Quasi-optical 3D localization using asymmetric signatures above 100 GHz
Atsutse Kludze, Rabi Shrestha, Chowdhury Miftah, Edward W. Knightly, Daniel M. Mittleman, Yasaman Ghasempour
Abstract
The spectrum above 100 GHz has the potential to enable accurate 3D wireless localization due to the large swath of available spectrum. Yet, existing wide-band localization systems utilize the time of arrival measurements requiring strict time synchronization. In this paper, we present 123-LOC, a novel non-coherent system for one-shot dual-polarized 3D localization above 100 GHz. Our key idea is to create unique asymmetric THz fingerprints in 3D so that a wireless node can jointly infer its angular position and distance by taking hints from the measured power-spectrum profile. We introduce a dual-polarized dual-slit waveguide structure that emits out signals into free-space with a key feature that the beam pattern depends on the frequency of the signal and the geometry of the slit.
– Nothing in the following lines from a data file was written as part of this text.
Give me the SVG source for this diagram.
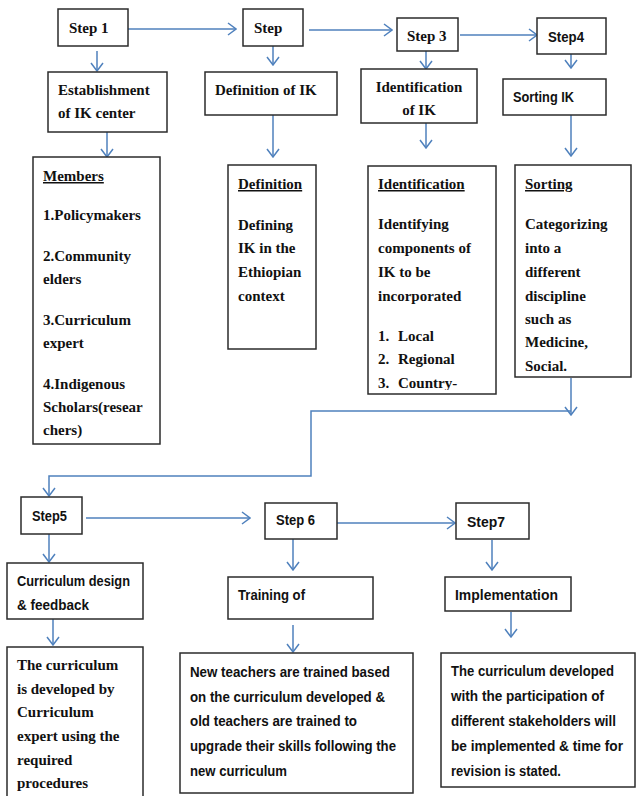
<svg xmlns="http://www.w3.org/2000/svg" width="636" height="796" viewBox="0 0 636 796">
<style>
.box{fill:#ffffff;stroke:#2b2b2b;stroke-width:1.5}
.conn{fill:none;stroke:#4f81bd;stroke-width:1.5}
.t{font-family:"Liberation Serif","Times New Roman",serif;font-weight:bold;font-size:15px;fill:#111}
.s{font-family:"Liberation Sans",Arial,sans-serif;font-weight:bold;font-size:14px;fill:#111}
.u{text-decoration:underline}
</style>
<defs>
<marker id="arr" viewBox="0 0 10 14" refX="9" refY="7" markerWidth="10" markerHeight="14" markerUnits="userSpaceOnUse" orient="auto">
<path d="M1,1 L9,7 L1,13" fill="none" stroke="#4f81bd" stroke-width="1.5"/>
</marker>
<clipPath id="clipIdent"><rect x="368" y="166" width="128" height="224"/></clipPath>
<clipPath id="clipSort"><rect x="515" y="165" width="116" height="207"/></clipPath>
</defs>
<rect width="636" height="796" fill="#ffffff"/>

<g id="connectors">
<path class="conn" d="M128,29 H236" marker-end="url(#arr)"/>
<path class="conn" d="M309,30 H392" marker-end="url(#arr)"/>
<path class="conn" d="M460,35 H537" marker-end="url(#arr)"/>
<path class="conn" d="M97,51 V71" marker-end="url(#arr)"/>
<path class="conn" d="M107,132 V157" marker-end="url(#arr)"/>
<path class="conn" d="M273,46 V65" marker-end="url(#arr)"/>
<path class="conn" d="M273,115 V157" marker-end="url(#arr)"/>
<path class="conn" d="M426,51 V69" marker-end="url(#arr)"/>
<path class="conn" d="M426,123 V148" marker-end="url(#arr)"/>
<path class="conn" d="M571,54 V68" marker-end="url(#arr)"/>
<path class="conn" d="M571,115 V156" marker-end="url(#arr)"/>
<path class="conn" d="M571,378 V415" marker-end="url(#arr)"/>
<path class="conn" d="M571,411 H311 V476 H49 V496" marker-end="url(#arr)"/>
<path class="conn" d="M86,518 H250" marker-end="url(#arr)"/>
<path class="conn" d="M337,523 H455" marker-end="url(#arr)"/>
<path class="conn" d="M49,534 V562" marker-end="url(#arr)"/>
<path class="conn" d="M53,619 V645" marker-end="url(#arr)"/>
<path class="conn" d="M293,539 V570" marker-end="url(#arr)"/>
<path class="conn" d="M293,625 V652" marker-end="url(#arr)"/>
<path class="conn" d="M492,540 V570" marker-end="url(#arr)"/>
<path class="conn" d="M511,612 V637" marker-end="url(#arr)"/>
</g>

<g id="step1"><rect class="box" x="58" y="9" width="70" height="37"/><text class="t" x="69" y="33">Step 1</text></g>
<g id="step2"><rect class="box" x="243" y="9" width="60" height="37"/><text class="t" x="254" y="33">Step</text></g>
<g id="step3"><rect class="box" x="397" y="18" width="61" height="33"/><text class="t" x="407" y="41">Step 3</text></g>
<g id="step4"><rect class="box" x="537" y="18" width="69" height="36"/><text class="s" x="548" y="42" textLength="36" lengthAdjust="spacingAndGlyphs">Step4</text></g>

<g id="establishment"><rect class="box" x="48" y="72" width="119" height="60"/>
<text class="t" x="58" y="95">Establishment</text><text class="t" x="58" y="118">of IK center</text></g>
<g id="definitionIK"><rect class="box" x="205" y="72" width="132" height="43"/>
<text class="t" x="215" y="95">Definition of IK</text></g>
<g id="identificationIK"><rect class="box" x="361" y="69" width="116" height="54"/>
<text class="t" x="419" y="92" text-anchor="middle">Identification</text><text class="t" x="419" y="115" text-anchor="middle">of IK</text></g>
<g id="sortingIK"><rect class="box" x="503" y="79" width="103" height="36"/>
<text class="s" x="513" y="102" textLength="61" lengthAdjust="spacingAndGlyphs">Sorting IK</text></g>

<g id="members"><rect class="box" x="33" y="157" width="127" height="287"/>
<text class="t u" x="43" y="181">Members</text>
<text class="t" x="43" y="220">1.Policymakers</text>
<text class="t" x="43" y="261">2.Community</text>
<text class="t" x="43" y="284">elders</text>
<text class="t" x="43" y="325">3.Curriculum</text>
<text class="t" x="43" y="348">expert</text>
<text class="t" x="43" y="389">4.Indigenous</text>
<text class="t" x="43" y="412">Scholars(resear</text>
<text class="t" x="43" y="435">chers)</text></g>

<g id="definition"><rect class="box" x="228" y="165" width="88" height="184"/>
<text class="t u" x="238" y="189">Definition</text>
<text class="t" x="238" y="230">Defining</text>
<text class="t" x="238" y="253">IK in the</text>
<text class="t" x="238" y="277">Ethiopian</text>
<text class="t" x="238" y="301">context</text></g>

<g id="identification"><rect class="box" x="368" y="166" width="128" height="228"/>
<g clip-path="url(#clipIdent)">
<text class="t u" x="378" y="189">Identification</text>
<text class="t" x="378" y="229">Identifying</text>
<text class="t" x="378" y="253">components of</text>
<text class="t" x="378" y="277">IK to be</text>
<text class="t" x="378" y="301">incorporated</text>
<text class="t" x="378" y="341">1.</text><text class="t" x="398" y="341">Local</text>
<text class="t" x="378" y="364">2.</text><text class="t" x="398" y="364">Regional</text>
<text class="t" x="378" y="388">3.</text><text class="t" x="398" y="388">Country-</text>
</g></g>

<g id="sorting"><rect class="box" x="515" y="165" width="116" height="212"/>
<g clip-path="url(#clipSort)">
<text class="t u" x="525" y="189">Sorting</text>
<text class="t" x="525" y="229">Categorizing</text>
<text class="t" x="525" y="253">into a</text>
<text class="t" x="525" y="277">different</text>
<text class="t" x="525" y="301">discipline</text>
<text class="t" x="525" y="324">such as</text>
<text class="t" x="525" y="347">Medicine,</text>
<text class="t" x="525" y="371">Social.</text>
</g></g>

<g id="step5"><rect class="box" x="21" y="497" width="61" height="37"/><text class="s" x="32" y="521" textLength="35" lengthAdjust="spacingAndGlyphs">Step5</text></g>
<g id="step6"><rect class="box" x="265" y="503" width="72" height="36"/><text class="s" x="276" y="525" textLength="39" lengthAdjust="spacingAndGlyphs">Step 6</text></g>
<g id="step7"><rect class="box" x="456" y="503" width="73" height="36"/><text class="s" x="467" y="527" textLength="38" lengthAdjust="spacingAndGlyphs">Step7</text></g>

<g id="curriculumDesign"><rect class="box" x="7" y="563" width="136" height="56"/>
<text class="s" x="17" y="586" textLength="113" lengthAdjust="spacingAndGlyphs">Curriculum design</text>
<text class="s" x="17" y="610" textLength="72" lengthAdjust="spacingAndGlyphs">&amp; feedback</text></g>
<g id="training"><rect class="box" x="228" y="577" width="145" height="42"/>
<text class="s" x="238" y="600" textLength="67" lengthAdjust="spacingAndGlyphs">Training of</text></g>
<g id="implementation"><rect class="box" x="445" y="577" width="126" height="34"/>
<text class="s" x="455" y="600" textLength="103" lengthAdjust="spacingAndGlyphs">Implementation</text></g>

<g id="curriculumDev"><rect class="box" x="7" y="647" width="136" height="160"/>
<text class="t" x="17" y="670">The curriculum</text>
<text class="t" x="17" y="694">is developed by</text>
<text class="t" x="17" y="717">Curriculum</text>
<text class="t" x="17" y="741">expert using the</text>
<text class="t" x="17" y="765">required</text>
<text class="t" x="17" y="788">procedures</text></g>

<g id="teachers"><rect class="box" x="180" y="653" width="233" height="140"/>
<text class="s" x="190" y="677" textLength="200" lengthAdjust="spacingAndGlyphs">New teachers are trained based</text>
<text class="s" x="190" y="702" textLength="195" lengthAdjust="spacingAndGlyphs">on the curriculum developed &amp;</text>
<text class="s" x="190" y="726" textLength="167" lengthAdjust="spacingAndGlyphs">old teachers are trained to</text>
<text class="s" x="190" y="751" textLength="206" lengthAdjust="spacingAndGlyphs">upgrade their skills following the</text>
<text class="s" x="190" y="776" textLength="97" lengthAdjust="spacingAndGlyphs">new curriculum</text></g>

<g id="implementDetail"><rect class="box" x="441" y="653" width="194" height="134"/>
<text class="s" x="451" y="676" textLength="163" lengthAdjust="spacingAndGlyphs">The curriculum developed</text>
<text class="s" x="451" y="701" textLength="153" lengthAdjust="spacingAndGlyphs">with the participation of</text>
<text class="s" x="451" y="726" textLength="165" lengthAdjust="spacingAndGlyphs">different stakeholders will</text>
<text class="s" x="451" y="751" textLength="172" lengthAdjust="spacingAndGlyphs">be implemented &amp; time for</text>
<text class="s" x="451" y="776" textLength="110" lengthAdjust="spacingAndGlyphs">revision is stated.</text></g>
</svg>
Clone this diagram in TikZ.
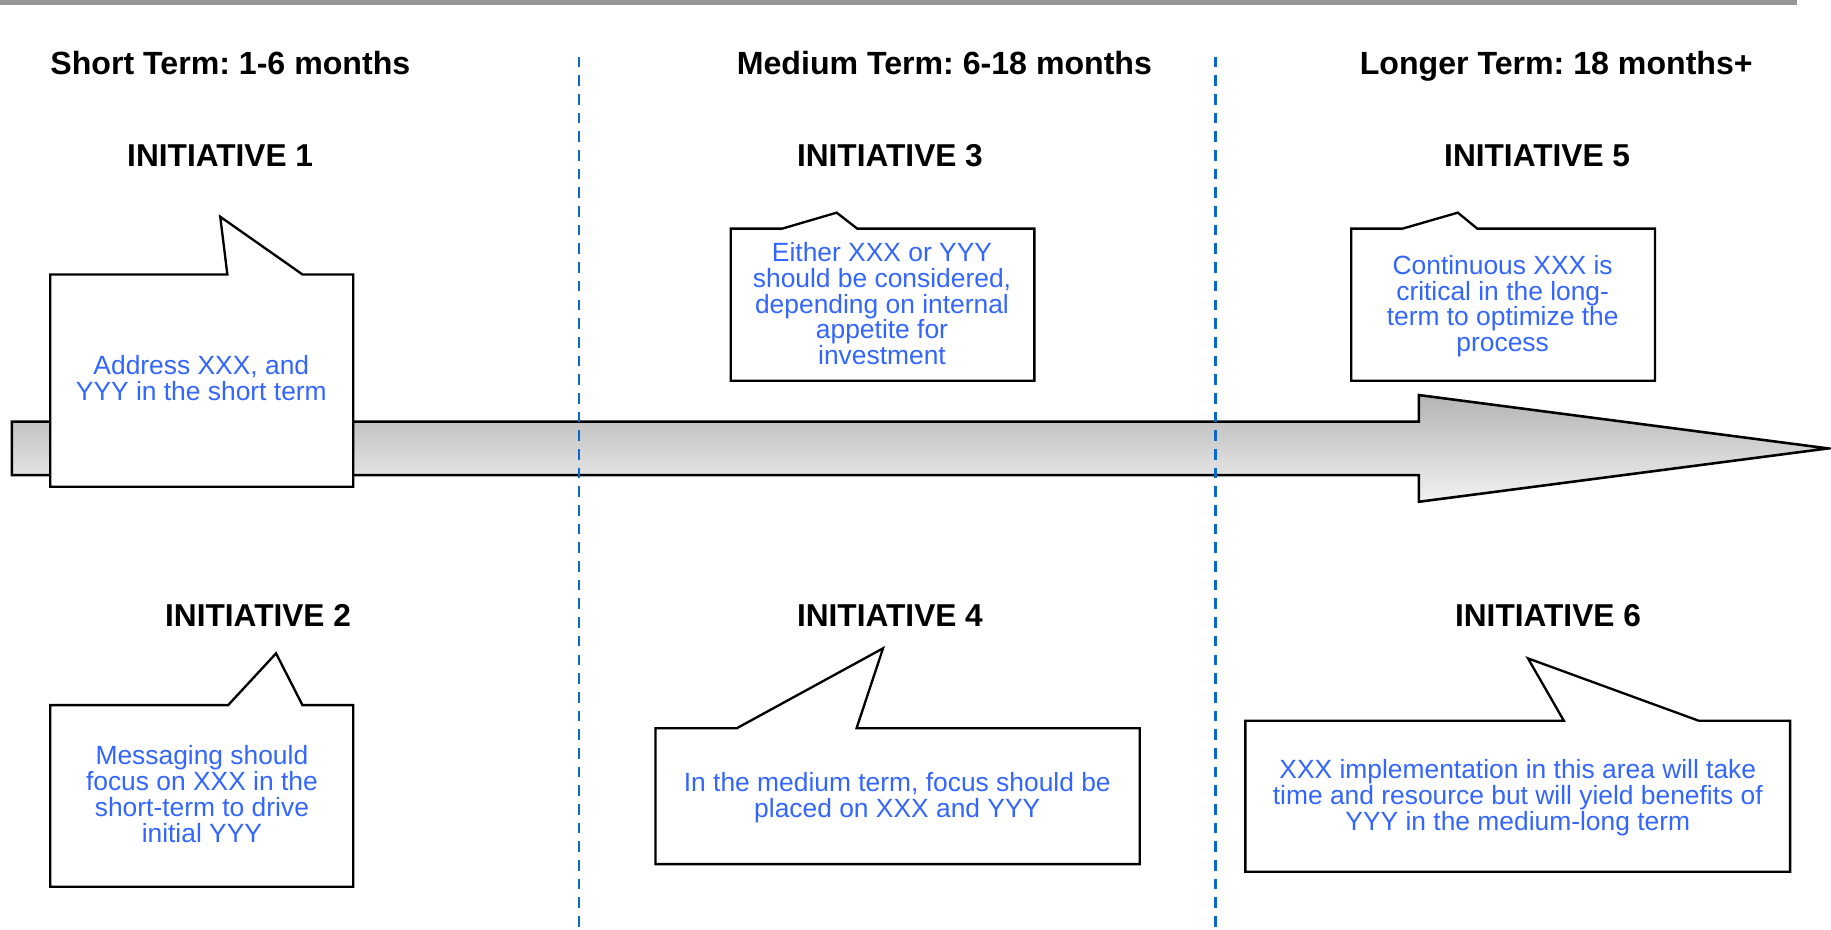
\documentclass[tikz,border=0pt]{standalone}
\usepackage{fontspec}
\setmainfont{Liberation Sans}
\frenchspacing
\definecolor{txtblue}{RGB}{51,102,255}
\definecolor{dashblue}{RGB}{8,104,206}
\definecolor{bargray}{RGB}{150,150,150}
\tikzset{
  hdr/.style={inner sep=0pt, anchor=base west, font=\fontsize{27.5}{30}\selectfont\bfseries},
  ini/.style={inner sep=0pt, anchor=base, font=\fontsize{27.1}{30}\selectfont\bfseries},
  body/.style={inner sep=0pt, anchor=center, align=center, text=txtblue, font=\fontsize{22.6}{22}\selectfont},
  callout/.style={draw=black, fill=white, line width=2pt, line join=miter},
  divider/.style={draw=dashblue, line width=2pt, dash pattern=on 9.1pt off 6.9pt},
  bigarrow/.style={draw=black, line width=2.2pt, top color={rgb,255:red,180;green,180;blue,180}, bottom color={rgb,255:red,242;green,242;blue,242}}
}
\begin{document}
\begin{tikzpicture}[x=1pt,y=-1pt]
\useasboundingbox (0,0) rectangle (1568,796);
% top bar
\fill[bargray] (0,0) rectangle (1539,4.5);
% timeline arrow
\path[bigarrow] (10.2,361.1) -- (1215,361.1) -- (1215,338.3) -- (1565.5,384) -- (1215,429.7) -- (1215,406.8) -- (10.2,406.8) -- cycle;
% dividers
\coordinate (d1t) at (496.1,48.5);
\coordinate (d1b) at (496.1,796);
\coordinate (d2t) at (1041,48.5);
\coordinate (d2b) at (1041,796);
\draw[divider] (d1t) -- (d1b);
\draw[divider] (d2t) -- (d2b);
% headers
\node[hdr] (h1) at (43,63.4) {Short Term: 1-6 months};
\node[hdr] (h2) at (630.8,63.4) {Medium Term: 6-18 months};
\node[hdr] (h3) at (1164.3,63.4) {Longer Term: 18 months+};
% initiative titles
\node[ini] (i1) at (188.5,142.7) {INITIATIVE 1};
\node[ini] (i3) at (762.1,142.7) {INITIATIVE 3};
\node[ini] (i5) at (1316.3,142.7) {INITIATIVE 5};
\node[ini] (i2) at (221,536.7) {INITIATIVE 2};
\node[ini] (i4) at (762.1,536.7) {INITIATIVE 4};
\node[ini] (i6) at (1325.6,536.7) {INITIATIVE 6};
% callouts
\path[callout] (43,235) -- (194.7,235) -- (188.6,185.6) -- (259,235) -- (302.5,235) -- (302.5,416.8) -- (43,416.8) -- cycle;
\path[callout] (625.8,195.8) -- (669.8,195.8) -- (716.5,182.1) -- (734.1,195.8) -- (885.8,195.8) -- (885.8,326) -- (625.8,326) -- cycle;
\path[callout] (1157.2,195.8) -- (1201,195.8) -- (1248.4,182.1) -- (1265.1,195.8) -- (1417.2,195.8) -- (1417.2,326) -- (1157.2,326) -- cycle;
\path[callout] (43,603.8) -- (195.4,603.8) -- (236.4,559.5) -- (259,603.8) -- (302.5,603.8) -- (302.5,759.3) -- (43,759.3) -- cycle;
\path[callout] (561.4,623.7) -- (630.8,623.7) -- (756.2,555.2) -- (733.5,623.7) -- (976,623.7) -- (976,740) -- (561.4,740) -- cycle;
\path[callout] (1066.5,617.2) -- (1339.2,617.2) -- (1308.5,563.8) -- (1454.7,617.2) -- (1533,617.2) -- (1533,746.5) -- (1066.5,746.5) -- cycle;
% callout texts
\node[body] (t1) at (172.4,323.7) {Address XXX, and\\YYY in the short term};
\node[body] (t3) at (755.3,260) {Either XXX or YYY\\should be considered,\\depending on internal\\appetite for\\investment};
\node[body] (t5) at (1286.8,262.1) {Continuous XXX is\\critical in the long-\\term to optimize the\\process};
\node[body] (t2) at (172.9,680) {Messaging should\\focus on XXX in the\\short-term to drive\\initial YYY};
\node[body] (t4) at (768.4,682.9) {In the medium term, focus should be\\placed on XXX and YYY};
\node[body] (t6) at (1299.8,683.2) {XXX implementation in this area will take\\time and resource but will yield benefits of\\YYY in the medium-long term};
\end{tikzpicture}
\end{document}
To distinguish the emissions from the two slits, we use polarization diversity and manipulate the aperture geometry of the two slits so that they transmit slightly different angular-spectral signatures. Our over-the-air experiments demonstrate that 123-LOC achieves an average angle estimation error of 1° together with millimeter-scale ranging resolution, solely through non-coherent power measurements.